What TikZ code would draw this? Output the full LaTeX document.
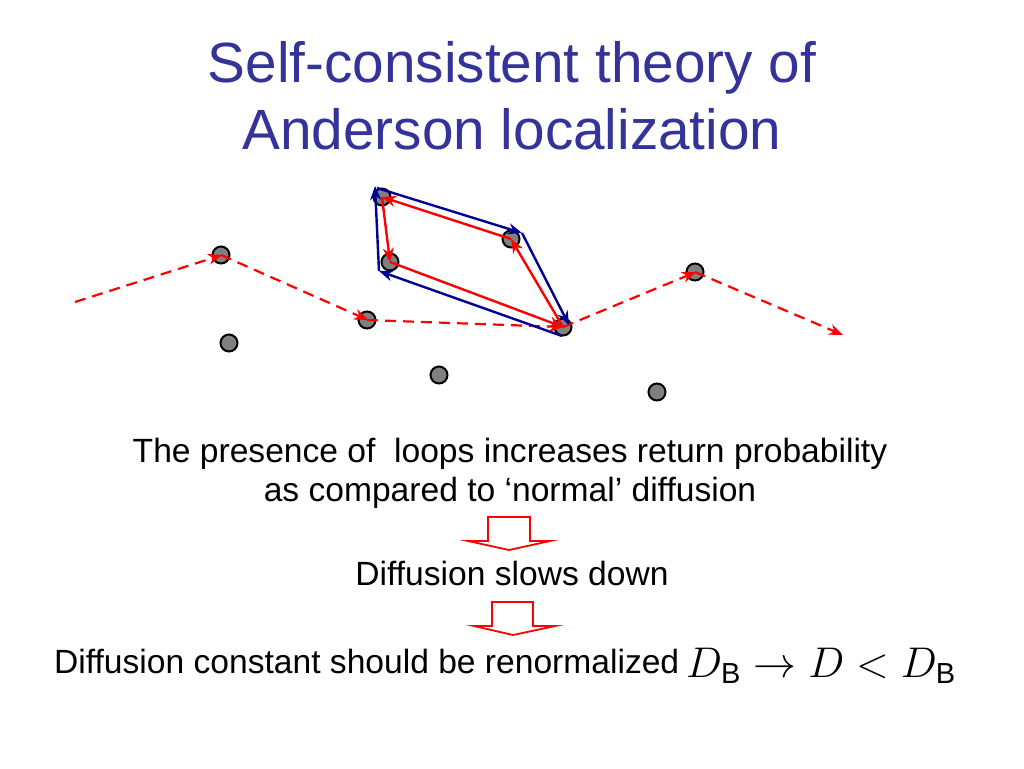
\documentclass[tikz,border=0pt]{standalone}
\usepackage{fontspec}
\setmainfont{Liberation Sans}
\setsansfont{Liberation Sans}
\usetikzlibrary{arrows.meta}
\definecolor{titleblue}{RGB}{51,51,153}
\definecolor{loopblue}{RGB}{0,0,150}
\definecolor{dotgray}{RGB}{128,128,128}
\begin{document}
\begin{tikzpicture}[x=1pt,y=-1pt,
  dot/.style={circle,minimum size=17pt,inner sep=0pt,fill=dotgray,draw=black,line width=2pt},
  tip/.style={-{Stealth[length=14pt,width=11pt,inset=4.5pt]}},
  rdash/.style={red,line width=2.2pt,dash pattern=on 11pt off 7pt,tip},
  rloop/.style={red,line width=2.4pt,tip},
  bloop/.style={loopblue,line width=2.4pt,tip},
  blockarrow/.style={draw=red,line width=1.8pt,fill=white,line join=miter},
  body/.style={font=\fontsize{33.6}{40}\selectfont,inner sep=0pt,anchor=base},
  ttl/.style={font=\fontsize{56.7}{70}\selectfont,text=titleblue,inner sep=0pt,anchor=base}]
\useasboundingbox (0,0) rectangle (1024,768);
\fill[white] (0,0) rectangle (1024,768);
% title
\node[ttl] (t1) at (512,82) {Self-consistent theory of};
\node[ttl] (t2) at (512,149) {Anderson localization};
% dots
\node[dot] (A) at (221,255) {};
\node[dot] (B) at (229,343) {};
\node[dot] (C) at (367,320) {};
\node[dot] (D) at (382,197) {};
\node[dot] (E) at (390,262) {};
\node[dot] (F) at (511,239) {};
\node[dot] (G) at (563,327) {};
\node[dot] (H) at (439,375) {};
\node[dot] (I) at (695,272) {};
\node[dot] (J) at (657,392) {};
% dashed trajectory
\coordinate (s) at (75,302);
\coordinate (e) at (843,335);
\draw[rdash] (s) -- ([xshift=1pt]A.center);
\draw[rdash] (A.center) -- ([xshift=1pt]C.center);
\draw[rdash] (C.center) -- (G.center);
\draw[rdash] (G.center) -- ([xshift=1pt]I.center);
\draw[rdash] (I.center) -- (e);
% blue loop (outer)
\coordinate (bG) at (562,336);
\coordinate (bE) at (379,271);
\coordinate (bD) at (375,186);
\coordinate (bF) at (522,233);
\coordinate (bG2) at (569,325);
\draw[bloop] (bG) -- (bE);
\draw[bloop] (bE) -- (bD);
\draw[bloop] ([shift={(2,2)}]bD) -- (bF);
\draw[bloop] (bF) -- (bG2);
% red loop (inner)
\draw[rloop] (G.center) -- (F.center);
\draw[rloop] (F.center) -- (D.center);
\draw[rloop] (D.center) -- (E.center);
\draw[rloop] (E.center) -- (G.center);
% texts
\node[body] (p1) at (510,462) {The presence of \ loops increases return probability};
\node[body] (p2) at (510,501) {as compared to ‘normal’ diffusion};
\draw[blockarrow] (488,517) -- (530,517) -- (530,541) -- (550,541) -- (509,550) -- (468,541) -- (488,541) -- cycle;
\node[body] (p3) at (512,585) {Diffusion slows down};
\draw[blockarrow] (492,602) -- (533,602) -- (533,626) -- (555,626) -- (513,635) -- (474,626) -- (492,626) -- cycle;
\node[body,anchor=base west] (p4) at (54,673) {Diffusion constant should be renormalized};
\node[anchor=base west,inner sep=0pt] (m) at (686,677) {\scalebox{2.07}{\fontsize{20}{24}\selectfont$D_{\mathsf{B}}\rightarrow D<D_{\mathsf{B}}$}};
\end{tikzpicture}
\end{document}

Directive -> Reproduce the data above in full, exactly as it is, with the pictures left out.

Response below ->
What TikZ code would draw this? Output the full LaTeX document.
\documentclass[tikz,border=0pt]{standalone}
\usepackage{fontspec}
\setmainfont{Liberation Sans}
\setsansfont{Liberation Sans}
\usetikzlibrary{arrows.meta}
\definecolor{titleblue}{RGB}{51,51,153}
\definecolor{loopblue}{RGB}{0,0,150}
\definecolor{dotgray}{RGB}{128,128,128}
\begin{document}
\begin{tikzpicture}[x=1pt,y=-1pt,
  dot/.style={circle,minimum size=17pt,inner sep=0pt,fill=dotgray,draw=black,line width=2pt},
  tip/.style={-{Stealth[length=14pt,width=11pt,inset=4.5pt]}},
  rdash/.style={red,line width=2.2pt,dash pattern=on 11pt off 7pt,tip},
  rloop/.style={red,line width=2.4pt,tip},
  bloop/.style={loopblue,line width=2.4pt,tip},
  blockarrow/.style={draw=red,line width=1.8pt,fill=white,line join=miter},
  body/.style={font=\fontsize{33.6}{40}\selectfont,inner sep=0pt,anchor=base},
  ttl/.style={font=\fontsize{56.7}{70}\selectfont,text=titleblue,inner sep=0pt,anchor=base}]
\useasboundingbox (0,0) rectangle (1024,768);
\fill[white] (0,0) rectangle (1024,768);
% title
\node[ttl] (t1) at (512,82) {Self-consistent theory of};
\node[ttl] (t2) at (512,149) {Anderson localization};
% dots
\node[dot] (A) at (221,255) {};
\node[dot] (B) at (229,343) {};
\node[dot] (C) at (367,320) {};
\node[dot] (D) at (382,197) {};
\node[dot] (E) at (390,262) {};
\node[dot] (F) at (511,239) {};
\node[dot] (G) at (563,327) {};
\node[dot] (H) at (439,375) {};
\node[dot] (I) at (695,272) {};
\node[dot] (J) at (657,392) {};
% dashed trajectory
\coordinate (s) at (75,302);
\coordinate (e) at (843,335);
\draw[rdash] (s) -- ([xshift=1pt]A.center);
\draw[rdash] (A.center) -- ([xshift=1pt]C.center);
\draw[rdash] (C.center) -- (G.center);
\draw[rdash] (G.center) -- ([xshift=1pt]I.center);
\draw[rdash] (I.center) -- (e);
% blue loop (outer)
\coordinate (bG) at (562,336);
\coordinate (bE) at (379,271);
\coordinate (bD) at (375,186);
\coordinate (bF) at (522,233);
\coordinate (bG2) at (569,325);
\draw[bloop] (bG) -- (bE);
\draw[bloop] (bE) -- (bD);
\draw[bloop] ([shift={(2,2)}]bD) -- (bF);
\draw[bloop] (bF) -- (bG2);
% red loop (inner)
\draw[rloop] (G.center) -- (F.center);
\draw[rloop] (F.center) -- (D.center);
\draw[rloop] (D.center) -- (E.center);
\draw[rloop] (E.center) -- (G.center);
% texts
\node[body] (p1) at (510,462) {The presence of \ loops increases return probability};
\node[body] (p2) at (510,501) {as compared to ‘normal’ diffusion};
\draw[blockarrow] (488,517) -- (530,517) -- (530,541) -- (550,541) -- (509,550) -- (468,541) -- (488,541) -- cycle;
\node[body] (p3) at (512,585) {Diffusion slows down};
\draw[blockarrow] (492,602) -- (533,602) -- (533,626) -- (555,626) -- (513,635) -- (474,626) -- (492,626) -- cycle;
\node[body,anchor=base west] (p4) at (54,673) {Diffusion constant should be renormalized};
\node[anchor=base west,inner sep=0pt] (m) at (686,677) {\scalebox{2.07}{\fontsize{20}{24}\selectfont$D_{\mathsf{B}}\rightarrow D<D_{\mathsf{B}}$}};
\end{tikzpicture}
\end{document}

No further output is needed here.